2. "tls-required: no" message header, to ignore any tls and tls verification
errors even if the recipient domain has a policy that requires tls verification
(mta-sts and/or dnssec+dane), allowing delivery of non-sensitive messages in
case of misconfiguration/interoperability issues (at least useful for sending
tls reports).
we enable requiretls by default (only when tls is active), for smtp and
submission. it can be disabled through the config.

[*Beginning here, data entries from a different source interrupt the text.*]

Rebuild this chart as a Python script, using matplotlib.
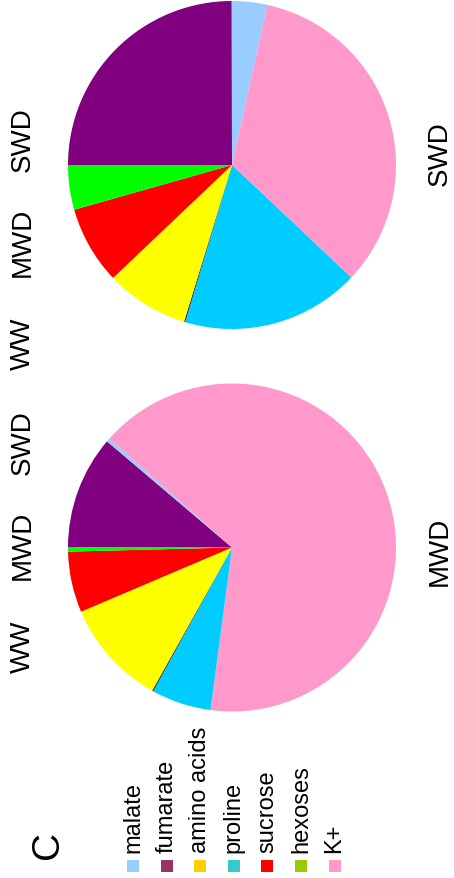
import matplotlib
matplotlib.use("Agg")
import matplotlib.pyplot as plt
from matplotlib.patches import Rectangle

plt.rcParams['font.family'] = ['Liberation Sans Narrow', 'Liberation Sans', 'DejaVu Sans']

W, H = 454, 879

# slice order going clockwise from the left edge of each pie
slices = ["fumarate", "malate", "K+", "proline", "other", "amino acids", "sucrose", "hexoses"]
swd_pct = [25.0, 3.5, 33.6, 17.6, 0.1, 8.2, 7.7, 4.4]
mwd_pct = [11.2, 0.35, 65.5, 5.9, 0.1, 10.5, 6.0, 0.4]

pie_colors = {
    "malate": "#99CCFF", "fumarate": "#800080", "amino acids": "#FFFF00",
    "proline": "#00CCFF", "sucrose": "#FF0000", "hexoses": "#00FF00",
    "K+": "#FF99CC", "other": "#000000",
}

legend_names = ["malate", "fumarate", "amino acids", "proline", "sucrose", "hexoses", "K+"]
legend_colors = ["#99CCFF", "#993366", "#FFCC00", "#33CCCC", "#FF0000", "#99CC00", "#FF99CC"]

treatments = ["WW", "MWD", "SWD"]

fig = plt.figure(figsize=(W / 100, H / 100), dpi=100)
ax = fig.add_axes([0, 0, 1, 1])

R = 164
for vals, cy in [(swd_pct, H - 166), (mwd_pct, H - 548.5)]:
    ax.pie(vals, colors=[pie_colors[s] for s in slices], startangle=180,
           counterclock=False, center=(232, cy), radius=R,
           wedgeprops=dict(linewidth=0), frame=True)
ax.set_xlim(0, W)
ax.set_ylim(0, H)
ax.set_aspect("equal")
ax.axis("off")

# treatment labels down the left side
for top in [140, 443]:
    for i, t in enumerate(reversed(treatments)):
        ax.text(23, H - (top + i * 102), t, rotation=90, ha="center", va="center",
                fontsize=20)

ax.text(440, H - 154, "SWD", rotation=90, ha="center", va="center", fontsize=20)
ax.text(440, H - 551, "MWD", rotation=90, ha="center", va="center", fontsize=20)

ax.text(48, H - 845, "C", rotation=90, ha="center", va="center", fontsize=28)

# legend: swatches along the bottom with labels standing above them
sw = 12
for i, (name, col) in enumerate(zip(legend_names, legend_colors)):
    x = 133 + i * 33.6
    ax.add_patch(Rectangle((x - sw / 2, H - 873), sw, sw, facecolor=col,
                           edgecolor="none"))
    ax.text(x, H - 853, name, rotation=90, rotation_mode="anchor",
            ha="left", va="center", fontsize=17)

fig.savefig("out.png", dpi=100)
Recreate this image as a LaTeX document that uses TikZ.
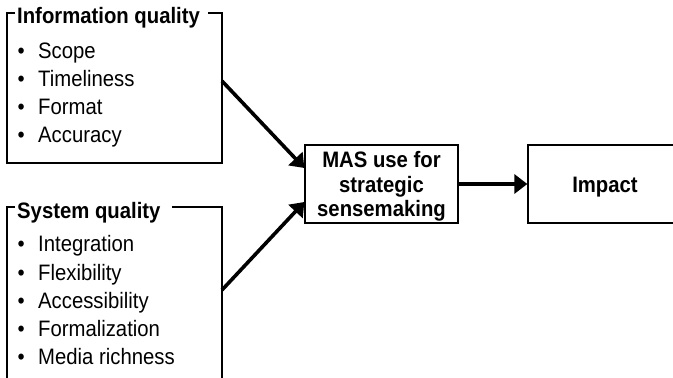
\documentclass[tikz,border=0pt]{standalone}
\usepackage{fontspec}
\setmainfont{Liberation Sans}
\usetikzlibrary{arrows.meta}
\newcommand\vstretch[1]{\scalebox{1}[1.1]{#1}}
\begin{document}
\begin{tikzpicture}[x=1pt,y=-1pt,
  txt/.style={font=\fontsize{20.3pt}{24.7pt}\selectfont, inner sep=0pt},
  ttl/.style={txt, font=\fontsize{20.3pt}{24.7pt}\selectfont\bfseries, anchor=base west},
  item/.style={txt, anchor=base west},
  frame/.style={line width=1.3pt},
  boxnode/.style={draw, line width=1.3pt, inner sep=0pt},
  bigarrow/.style={line width=3.6pt, -{Triangle[length=13pt,width=19pt]}}]
\useasboundingbox (0,0) rectangle (673,378);
% Information quality box
\node[inner sep=0pt, minimum width=215pt, minimum height=150pt] (info) at (114.5,88) {};
\node[ttl] (infot) at (17,23.5) {\vstretch{Information quality}};
\draw[frame] (15,13) -- (7,13) -- (7,163) -- (222,163) -- (222,13) -- (208,13);
\foreach \t [count=\i] in {Scope,Timeliness,Format,Accuracy}{
  \node[item] (ia\i) at (17.5,{58.5+28*(\i-1)}) {\vstretch{\makebox[20.5pt][l]{•}\t}};
}
% System quality box
\node[inner sep=0pt, minimum width=215pt, minimum height=175pt] (sys) at (114.5,294.5) {};
\node[ttl] (syst) at (17,218.5) {\vstretch{System quality}};
\draw[frame] (15,207) -- (7,207) -- (7,382) (222,382) -- (222,207) -- (172,207);
\foreach \t [count=\i] in {Integration,Flexibility,Accessibility,Formalization,Media richness}{
  \node[item] (sa\i) at (17.5,{251.7+28.3*(\i-1)}) {\vstretch{\makebox[20.5pt][l]{•}\t}};
}
% MAS box
\node[boxnode, minimum width=153pt, minimum height=78pt] (mas) at (381.5,184) {};
\node[txt, font=\fontsize{20.3pt}{22.5pt}\selectfont\bfseries, anchor=base] (mast) at (381.5,167.3)
  {\vstretch{\begin{tabular}[t]{@{}c@{}}MAS use for\\strategic\\sensemaking\end{tabular}}};
% Impact box
\node[boxnode, minimum width=154pt, minimum height=78pt] (imp) at (605,184) {};
\node[txt, font=\fontsize{20.3pt}{24.7pt}\selectfont\bfseries, anchor=base] (impt) at (605,192) {\vstretch{Impact}};
% arrows
\coordinate (a1) at (222,81);
\coordinate (a2) at (222,290);
\draw[bigarrow] (a1) -- (mas.west |- 0,168) ;
\draw[bigarrow] (a2) -- (mas.west |- 0,202);
\draw[bigarrow] (mas.east |- 0,184) -- (imp.west);
\end{tikzpicture}
\end{document}
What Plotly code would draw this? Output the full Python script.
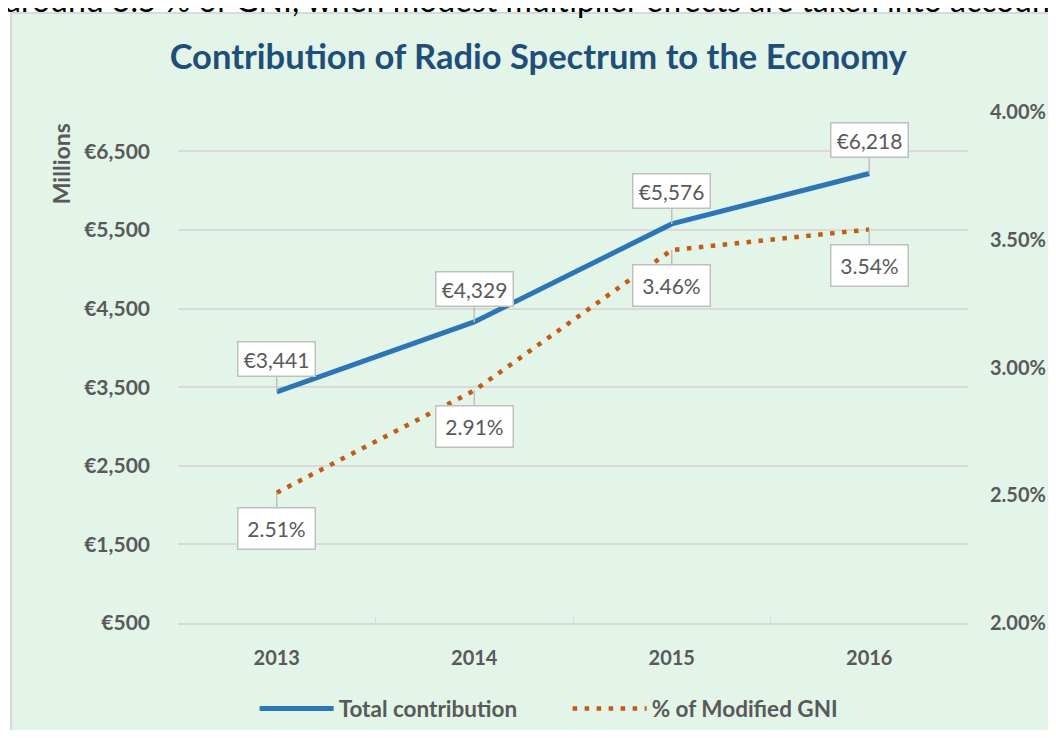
import plotly.graph_objects as go

# values
years = ["2013", "2014", "2015", "2016"]
total_contribution = [3441, 4329, 5576, 6218]   # EUR millions
pct_modified_gni = [2.51, 2.91, 3.46, 3.54]     # % of modified GNI

left_ticks = [500, 1500, 2500, 3500, 4500, 5500, 6500]
right_ticks = [2.0, 2.5, 3.0, 3.5, 4.0]

FONT = "Lato"
GREY_TXT = "#595959"
GRID = "#D9D9D9"
BG = "#E3F5E9"

fig = go.Figure()

fig.add_trace(go.Scatter(
    x=years, y=total_contribution, name="Total contribution",
    mode="lines", line=dict(color="#2E75B6", width=5),
))
fig.add_trace(go.Scatter(
    x=years, y=pct_modified_gni, name="% of Modified GNI",
    mode="lines", yaxis="y2",
    line=dict(color="#C55A11", width=4.5, dash="4.5px,7.5px"),
))

# data callouts (category axis -> position by index)
box_style = dict(
    showarrow=True, arrowhead=0, arrowwidth=1.5, arrowcolor="#BFBFBF",
    bgcolor="white", bordercolor="#BFBFBF", borderwidth=1.5,
    font=dict(family=FONT, size=21, color=GREY_TXT), standoff=0,
)
for i, v in enumerate(total_contribution):
    fig.add_annotation(x=i, y=v, xref="x", yref="y", text=f"€{v:,}",
                       ax=0, ay=-33, width=70, height=27, borderpad=3, **box_style)
for i, p in enumerate(pct_modified_gni):
    fig.add_annotation(x=i, y=p, xref="x", yref="y2", text=f"{p:.2f}%",
                       ax=0, ay=36, width=66, height=30, borderpad=5, **box_style)

# axis title sits at the top of the left axis
fig.add_annotation(text="Millions", xref="paper", yref="paper",
                   x=-0.148, y=0.898, xanchor="center", yanchor="middle",
                   textangle=-90, showarrow=False,
                   font=dict(family=FONT, size=23, color=GREY_TXT, weight="bold"))

# tail of the paragraph above the chart (cut off at the top)
fig.add_annotation(text="around 3.5 % of GNI, when modest multiplier effects are taken into account",
                   xref="paper", yref="paper", x=-0.222, y=1.221,
                   xanchor="left", yanchor="middle", showarrow=False,
                   font=dict(family=FONT, size=32, color="black"))

# chart frame
fig.add_shape(type="rect", xref="paper", yref="paper",
              x0=-0.2114, x1=1.14, y0=-0.26, y1=1.1937,
              fillcolor=BG, line=dict(color=GRID, width=2), layer="below")

fig.update_layout(
    # page body keeps its 8px margin, figure sized so the page does not scroll
    width=1048, height=722,
    margin=dict(l=170, r=88, t=104, b=107, autoexpand=False),
    paper_bgcolor="white",
    plot_bgcolor="rgba(0,0,0,0)",
    title=dict(text="Contribution of Radio Spectrum to the Economy",
               x=0.456, xref="paper", y=1 - 49 / 722, yanchor="middle",
               font=dict(family=FONT, size=34.5, color="#1F4E79", weight="bold")),
    legend=dict(orientation="h", x=0.097, xanchor="left", y=-0.168, yanchor="middle",
                font=dict(family=FONT, size=22.5, color=GREY_TXT, weight="bold"),
                bgcolor="rgba(0,0,0,0)", itemwidth=74,
                entrywidth=224, entrywidthmode="pixels"),
    xaxis=dict(type="category", range=[-0.5, 3.5], showgrid=False,
               showline=True, linecolor=GRID, linewidth=1.5,
               ticks="inside", tickson="boundaries", ticklen=6, tickcolor=GRID,
               tickfont=dict(family=FONT, size=20, color=GREY_TXT, weight="bold"),
               ticklabelstandoff=16, automargin=False),
    yaxis=dict(range=[500, 7000], tickvals=left_ticks,
               ticktext=[f"€{t:,}" for t in left_ticks],
               showgrid=True, gridcolor=GRID, gridwidth=1.5,
               zeroline=False, showline=False,
               tickfont=dict(family=FONT, size=21, color=GREY_TXT, weight="bold"),
               ticklabelstandoff=27, automargin=False),
    yaxis2=dict(range=[2, 4], overlaying="y", side="right", tickvals=right_ticks,
                ticktext=[f"{t:.2f}%" for t in right_ticks],
                showgrid=False, zeroline=False, showline=False,
                tickfont=dict(family=FONT, size=20, color=GREY_TXT, weight="bold"),
                ticklabelstandoff=21, automargin=False),
)

fig.write_html("out.html", config={"displayModeBar": False})
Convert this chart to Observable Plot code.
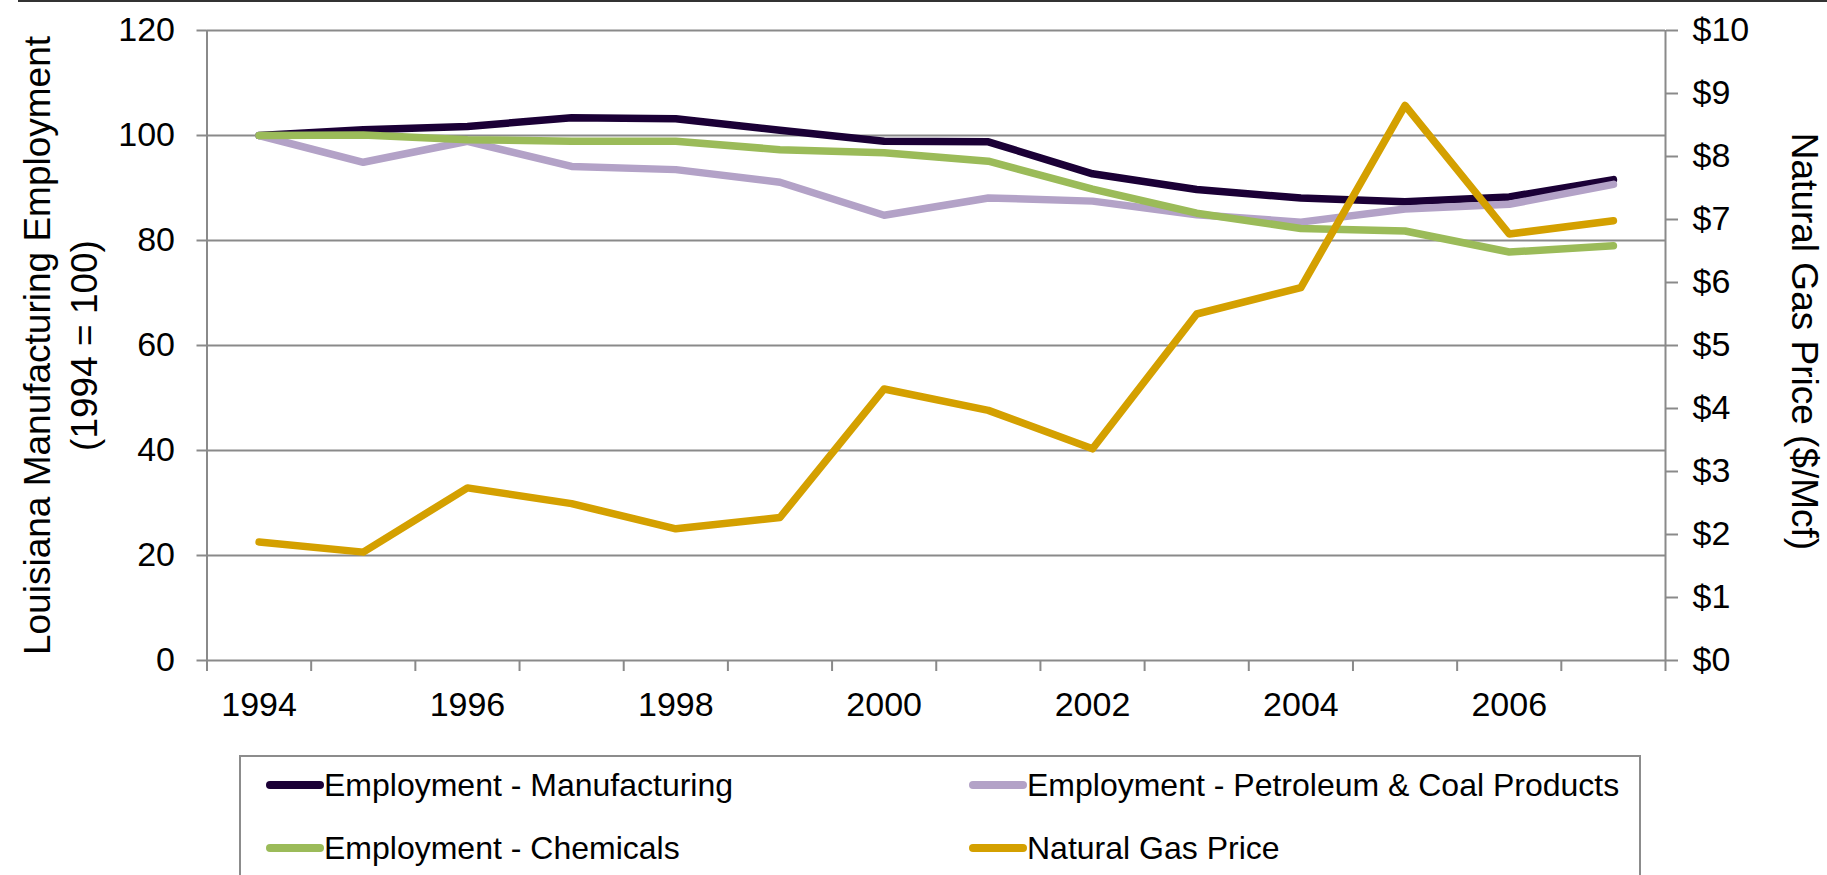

for each delivery attempt, we now store (per recipient domain, in the account
of the sender) whether the smtp server supports starttls and requiretls. this
support is shown (after having sent a first message) in the webmail when
sending a message (the previous 3 bars under the address input field are now 5
bars, the first for starttls support, the last for requiretls support). when
all recipient domains for a message are known to implement requiretls,
requiretls is automatically selected for sending (instead of "default" tls
behaviour). users can also select the "fallback to insecure" to add the
"tls-required: no" header.
new metrics are added for insight into requiretls errors and (some, not yet
all) cases where tls-required-no ignored a tls/verification error.
the admin can change the requiretls status for messages in the queue. so with
default delivery attempts, when verified tls is required by failing, an admin
could potentially change the field to "tls-required: no"-behaviour.
messages received (over smtp) with the requiretls option, get a comment added
to their Received header line, just before "id", after "with".